The PCE is a nostalgic console for me and if I had thought of it I would have probably done PCE before Super Famicom, but it’s too late now. Instead I think I will dip into the PCE archives every so often (maybe every 3-4 games). When I play the PCE games I will only play each game for a week unless I want to extend that because I’m enjoying the game (rather than just for completion purposes).
I got a comment (not on this blog) that my blog was too negative, and that I wasn’t understanding enough of the early developers’ time and money limitations. I have wondered whether I’m too negative at times, and I think there’s always a question about whether old games like these should be reviewed how they seem in 2017, or how they would have seemed when they first came out.
So far I would rank the games I’ve played in the following categories:
- Good: Dragon Quest V
- Average: Glory of Heracles III, Benkei Gaiden, Xak
- Bad: GDLeen, Maka maka, Villgust, Hero Senki, Song Master, SD Gundam 2, Elfaria, Romancing Saga
- Terrible: Light Fantasy, Fist of the North Star 5, 3×3 Eyes, Cyber Knight
That’s 1 good, 3 average, 8 bad, and 4 terrible.

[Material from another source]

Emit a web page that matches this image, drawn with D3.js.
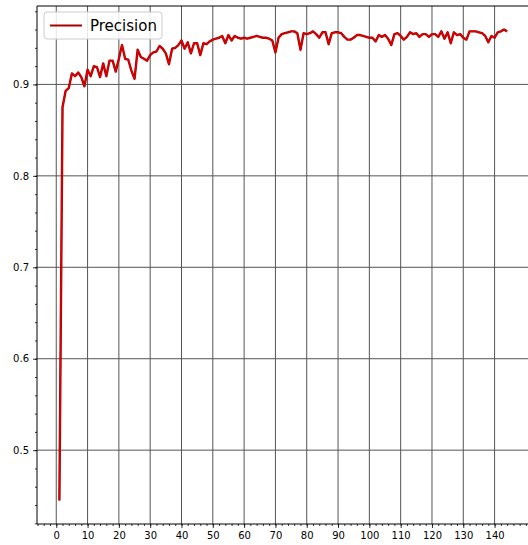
<!DOCTYPE html>
<html>
<head>
<meta charset="utf-8">
<script src="https://cdn.jsdelivr.net/npm/d3@7"></script>
<style>
  body { margin: 0; background: #fff; }
  svg { display: block; font-family: "DejaVu Sans", sans-serif; }
</style>
</head>
<body>
<svg id="chart" width="528" height="545"></svg>
<script>
// epoch numbers and precision values
var epochs = d3.range(1, 145);
var precision = [
  0.445, 0.875, 0.893, 0.896, 0.912, 0.909, 0.913, 0.908, 0.898, 0.916,
  0.909, 0.920, 0.919, 0.908, 0.923, 0.909, 0.926, 0.926, 0.914, 0.928,
  0.943, 0.928, 0.927, 0.915, 0.906, 0.938, 0.930, 0.928, 0.926, 0.932,
  0.935, 0.936, 0.942, 0.939, 0.934, 0.922, 0.939, 0.940, 0.943, 0.948,
  0.939, 0.946, 0.934, 0.945, 0.945, 0.932, 0.945, 0.944, 0.947, 0.949,
  0.950, 0.951, 0.953, 0.945, 0.954, 0.948, 0.953, 0.951, 0.950, 0.951,
  0.950, 0.951, 0.952, 0.953, 0.952, 0.951, 0.951, 0.950, 0.948, 0.935,
  0.951, 0.955, 0.956, 0.957, 0.958, 0.958, 0.956, 0.938, 0.956, 0.955,
  0.956, 0.958, 0.955, 0.951, 0.957, 0.957, 0.944, 0.956, 0.957, 0.957,
  0.956, 0.952, 0.949, 0.949, 0.951, 0.954, 0.954, 0.953, 0.952, 0.951,
  0.951, 0.947, 0.954, 0.952, 0.954, 0.950, 0.943, 0.955, 0.956, 0.953,
  0.949, 0.952, 0.957, 0.955, 0.956, 0.952, 0.955, 0.955, 0.952, 0.955,
  0.955, 0.952, 0.958, 0.950, 0.957, 0.945, 0.957, 0.954, 0.955, 0.951,
  0.949, 0.958, 0.958, 0.958, 0.957, 0.956, 0.953, 0.946, 0.953, 0.951,
  0.957, 0.958, 0.960, 0.958
];
var xTicks = d3.range(0, 141, 10);
var yTicks = [0.5, 0.6, 0.7, 0.8, 0.9];
var seriesName = "Precision";

var svg = d3.select("#chart");
var plotLeft = 37, plotTop = 6, plotRight = 529.5, plotBottom = 524;

// matplotlib style 5% margins
var xPad = (d3.max(epochs) - d3.min(epochs)) * 0.05;
var yPad = (d3.max(precision) - d3.min(precision)) * 0.05;
var x = d3.scaleLinear()
    .domain([d3.min(epochs) - xPad, d3.max(epochs) + xPad])
    .range([plotLeft, plotRight]);
var y = d3.scaleLinear()
    .domain([d3.min(precision) - yPad, d3.max(precision) + yPad])
    .range([plotBottom, plotTop]);

// grid
var grid = svg.append("g").attr("stroke", "#555").attr("stroke-width", 1);
grid.selectAll("line.gx").data(xTicks).enter().append("line")
    .attr("x1", d => x(d)).attr("x2", d => x(d))
    .attr("y1", plotTop).attr("y2", plotBottom);
grid.selectAll("line.gy").data(yTicks).enter().append("line")
    .attr("x1", plotLeft).attr("x2", plotRight)
    .attr("y1", d => y(d)).attr("y2", d => y(d));

// axes
var xMinor = d3.range(-6, 152, 2);
var yMinor = d3.range(0.42, 0.986, 0.02);

var xAxis = svg.append("g").attr("transform", "translate(0," + plotBottom + ")");
xAxis.call(d3.axisBottom(x).tickValues(xMinor).tickSize(2).tickFormat(""));
xAxis.append("g").call(d3.axisBottom(x).tickValues(xTicks).tickSize(4).tickPadding(4).tickFormat(d3.format("d")));

var yAxis = svg.append("g").attr("transform", "translate(" + plotLeft + ",0)");
yAxis.call(d3.axisLeft(y).tickValues(yMinor).tickSize(2).tickFormat(""));
yAxis.append("g").call(d3.axisLeft(y).tickValues(yTicks).tickSize(4).tickPadding(4).tickFormat(d3.format(".1f")));

svg.selectAll(".domain").remove();
svg.selectAll(".tick line").attr("stroke", "#000").attr("stroke-width", 0.8);
svg.selectAll(".tick text").attr("font-size", 10).attr("fill", "#000")
    .attr("font-family", "DejaVu Sans, sans-serif");

// spines
svg.append("line").attr("x1", plotLeft).attr("x2", plotLeft).attr("y1", plotTop).attr("y2", plotBottom)
    .attr("stroke", "#000").attr("stroke-width", 1);
svg.append("line").attr("x1", plotLeft).attr("x2", plotRight).attr("y1", plotBottom).attr("y2", plotBottom)
    .attr("stroke", "#000").attr("stroke-width", 1);
svg.append("line").attr("x1", plotLeft).attr("x2", plotRight).attr("y1", plotTop).attr("y2", plotTop)
    .attr("stroke", "#000").attr("stroke-width", 1);

// series
var line = d3.line().x((d, i) => x(epochs[i])).y(d => y(d));
svg.append("path").datum(precision)
    .attr("d", line)
    .attr("fill", "none")
    .attr("stroke", "#a80000")
    .attr("stroke-width", 2.4)
    .attr("stroke-linejoin", "round");
svg.append("path").datum(precision)
    .attr("d", line)
    .attr("fill", "none")
    .attr("stroke", "#e00000")
    .attr("stroke-width", 1.2)
    .attr("stroke-linejoin", "round");

// legend
var legend = svg.append("g").attr("transform", "translate(44,12)");
legend.append("rect").attr("width", 118).attr("height", 27).attr("rx", 3)
    .attr("fill", "#fff").attr("fill-opacity", 0.85)
    .attr("stroke", "#ccc").attr("stroke-width", 1);
legend.append("line").attr("x1", 6).attr("x2", 38).attr("y1", 13.5).attr("y2", 13.5)
    .attr("stroke", "#a80000").attr("stroke-width", 2);
legend.append("text").attr("x", 46).attr("y", 19).attr("font-size", 15)
    .attr("fill", "#000").text(seriesName);
</script>
</body>
</html>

That’s pretty bad overall, and maybe there is something to the argument that I’m being too harsh (Albert Odyssey is hovering in between Average and Bad for me right now).
However, I’m not sure it’s possible to put myself back in time to 1992. I was playing video games at the time, and I honestly don’t know how I would have reacted to some of these games if they had come out in English. I was pretty starved for RPGs at the time, but I was also a kid who only got a few games a year. So there was a lot more reason to play a bad game, which is a different situation than 2017 where you can play all these games for free (or even if you want to get them for actual consoles they’re pretty cheap).
I know this was early in the SFC lifecycle and developers were still figuring out the new console, but I’m not sure that excuses the quality of the games. Light Fantasy sold for 8900 yen, which at the time was 71$ US. That’s a lot of money to play for a game that’s barely playable. It’s not like the LF designers had no examples of SRPG-type battles to look at — the battle system is worse than Ultima III, which was made 10 years earlier.
Really all I can do is speak to my own enjoyment of each game, as someone playing these games in 2017. I try to give the creators credit where credit is due (I praised LF’s graphics, for instance, and 3×3 Eyes had good music). But the fact that LF may have been rushed for time or money (it clearly was not tested very much) doesn’t make it any more fun to play.
I mentioned this before, but I was very relieved at how much I enjoyed Dragon Quest V. I had started to wonder whether I had just played too many games to go back to these 25-year old RPGs and enjoy them. There may be something to that, but I still think I can find some fun standouts, and I’m expecting the general quality to improve as I get through the library.